\n
## Screenshot: Observation Pair Evaluation Form
### Overview
This is a screenshot of a form used to evaluate an "Observation Pair" likely related to image analysis or computer vision tasks. The form presents an observation made by a system ("I spy...") and a subsequent inference ("It indicates that..."), then asks a human evaluator to assess the quality of the observation and inference.
### Components/Axes
The form is divided into three sections, each with a question and multiple-choice answers:
1. **Bounding Box Appropriateness:**
* Question: "Are the bounding boxes appropriate for the observation pair?"
* Options:
* Appropriate
* Mostly Appropriate (with some wrong or key missing elements)
* Entirely Off (or missing)
2. **Observation Pair Reasonableness:**
* Question: "Is the observation pair reasonable?"
* Options:
* Highly Reasonable (reasonable & I agree)
* Relatively Reasonable (reasonable though I don't fully agree on details)
* Unreasonable (makes little to no sense)
3. **Observation Interest:**
* Question: "How interesting is the observation?"
* Options:
* Very Interesting (clever, astute)
* Interesting
* Caption-like (just states what's obviously happening in the image)
* Not At All Interesting
The form also includes the following text:
* **"Observation Pair"** - Title at the top.
* **"I spy: a crowd watching the motorcyclists"** - The system's observation.
* **"It indicates that (likely) this is an event featuring professional and skilled riders"** - The system's inference.
### Detailed Analysis or Content Details
The form presents a specific observation and inference pair:
* **Observation:** The system observed "a crowd watching the motorcyclists."
* **Inference:** The system inferred that "this is (likely) an event featuring professional and skilled riders."
The evaluator is asked to judge:
1. If the bounding boxes used to identify the crowd and motorcyclists are accurate.
2. If the inference logically follows from the observation.

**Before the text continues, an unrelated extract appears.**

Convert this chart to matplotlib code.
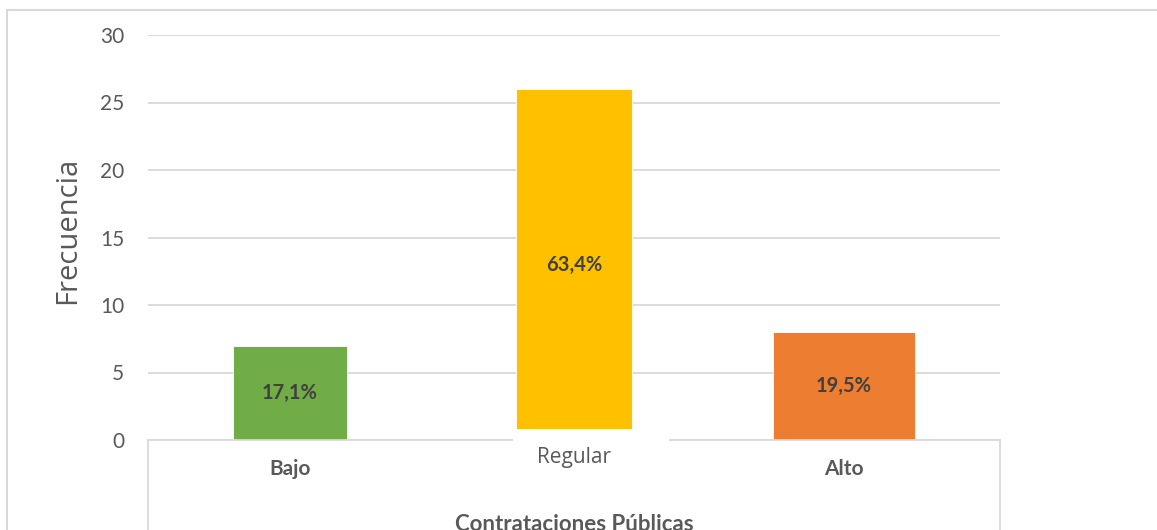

3. How insightful or novel the inference is.
### Key Observations
The form is designed for subjective evaluation of AI-generated observations and inferences. The options provided for each question allow for nuanced feedback, ranging from complete agreement to outright disagreement. The inclusion of "likely" in the inference suggests the system is expressing a degree of uncertainty.
### Interpretation
This form is a crucial component of a human-in-the-loop system for training and evaluating computer vision models. By collecting human feedback on the quality of observations and inferences, developers can improve the model's ability to understand and interpret images. The questions target different aspects of the model's performance: accuracy (bounding box appropriateness), logical reasoning (reasonableness), and creativity/insightfulness (interest). The form's structure suggests a focus on moving beyond simple object recognition to more complex scene understanding and inference. The specific example provided (crowd watching motorcyclists) indicates the system is being tested on its ability to recognize events and infer the skills of the participants.